リタイア暮らしは風の吹くまま

古希を迎えて働く奥さんからリタイア。人生の新ステージで
目指すは悠々自適で遊びたくさんの極楽とんぼ的シニア暮らし

ひどい高所恐怖症だった時期があった

2023年09月07日 | 日々の風の吹くまま
9月5日(火曜日)。☀。なぜか2人揃って目を覚まさずにぐっすりと7時半まで眠って、寝ぼけ頭でぐずぐずして、起きたのは8時半。世の中は今日から一応は平常通り。と言っても、内陸南部で山火事による避難命令や勧告が出ている地域では学校も閉鎖されたままで、家を焼けてしまった家族も多いので、新学年が始まるのは来週か、あるいはその先。雨で今燃えている現場の消火作業が捗った一方で、落雷によってまた新しく何十ヵ所も火事が起きて、森林火災のシーズンはまだまだ続きそう。

すっかり模様替えしたリビングは、朝の日差しでとにかく明るいので、また2人して感動の極み。南東の窓際の本棚の上にでぇ~んと座って眺望を遮っていた大きなテレビがなくなって、窓が床から40センチくらいの敷居まで開けたせいで、広々として見えるんだろうな。
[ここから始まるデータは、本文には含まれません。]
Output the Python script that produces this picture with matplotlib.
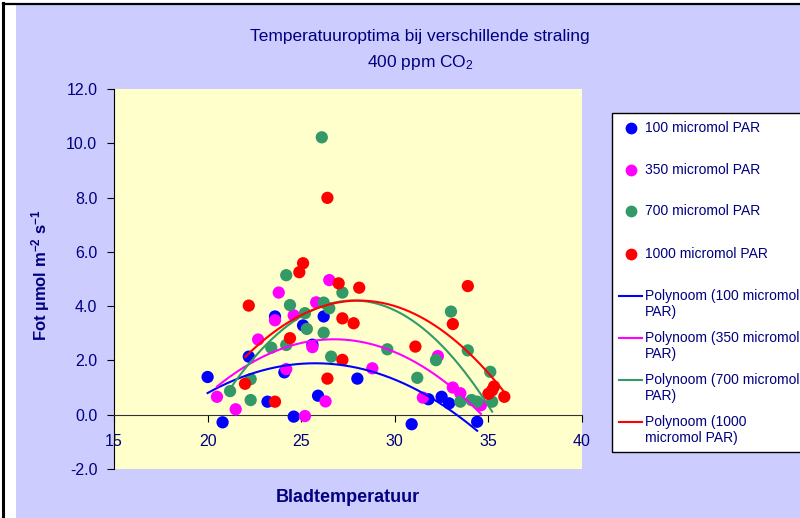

さらに、ソファを北東の窓際に置いたことで、外にある下の階のバルコニーの屋根が内側からは見えなくなって、ソファの背の向こうに見えるのはクィーンズパーク地区の緑と空だけになったこともあると思う。窓際に立つと足元の下まで見えて、手を広げたら大空に羽ばたけるんじゃないかと言う気がして来る。こういうのを解放感と言うのかな。でも、窓ガラスが汚れていて、景色がかすんで見えるなあ。大きなテレビが邪魔っけなのを言い訳にして、何年も窓拭きをしていなかったんだ。あぁ~あ。汚れているのに気が付いてしまったら気になるもので、脚立を持ち出して来て、天井から敷居まで雑巾と窓クリーナーで、シュッシュ、ごしごし。ついでにソファの後ろの窓も上から下までごしごし。ついでのついでにダイニングのパティオドアもごしごし。「物のついで」って、始まったらキリがないなあ。



リビングとダイニングのガラスの壁が全部きれいになって、明るさ抜群。でも、高所恐怖症のままでいたら、窓際に立って無限に広がって見える景色を楽しむなんてできなかっただろうな。あれはもう20年以上前のことだけど、出直しハネムーンで行ったマルタで、高台のホテルのバルコニーに出て行ったらいきなり凍り付いて動けなくなって、それから4年ぐらいひどい高所恐怖症に悩まされた時期があった。今になって思うに、精神的にボロボロになったどん底から抜け出しつつあったときなので、心理的なトラウマや不安を高所恐怖症という形で濃縮したのかもしれない。ワタシなりにそう考えるのは、ニューヨークのエンパイアステートビルの展望台からマンハッタンの高層ビル群の一角にある「空隙」を見た瞬間に恐怖感が消えて、凍っていた身体がすっと解けたからで、その「空隙」こそ9・11テロで崩壊したワールドトレードセンターがあったところ。あのときテレビの中継を音なしで流していて、ふと画面を見上げた瞬間に建物が崩れ落ちたもので、とっさに叫びながらうずくまったのを覚えている。

たぶんマンハッタンの端に見えた「空隙」と崩壊する建物の映像が重なって、ワタシの中で何らかの心理的な変化が起きたんだろうと思うけど、あれはほんとに不思議な体験だった。ひとつだけ未だによくわからないのは、ガラスに囲まれた空間にいたときはそれほど恐怖感がなくて、屋上のような外に出たときだけ、そんなに高くなくても身体が凍ってしまっていたこと。動かない足を壁伝い、手すり伝いに引きずってやっとの思いで屋内に戻ったものだけど、それなのに旅行先では懲りずに古城の城壁などに出て行ったのも未だに謎のまま。あのニューヨークでの奇跡のような体験からもすでに20年近い年月が経ったわけだけど、今のワタシはすっかり元の通りに高いところが大好き(だからと言って人間が人間に見えないような高さには住みたくないけど)。バカと煙は何とかと言うけど、高いところから見る眺望の、あの解放感が何ともたまらないの。もしかしたら前世のワタシは鳥だったのかもね・・・。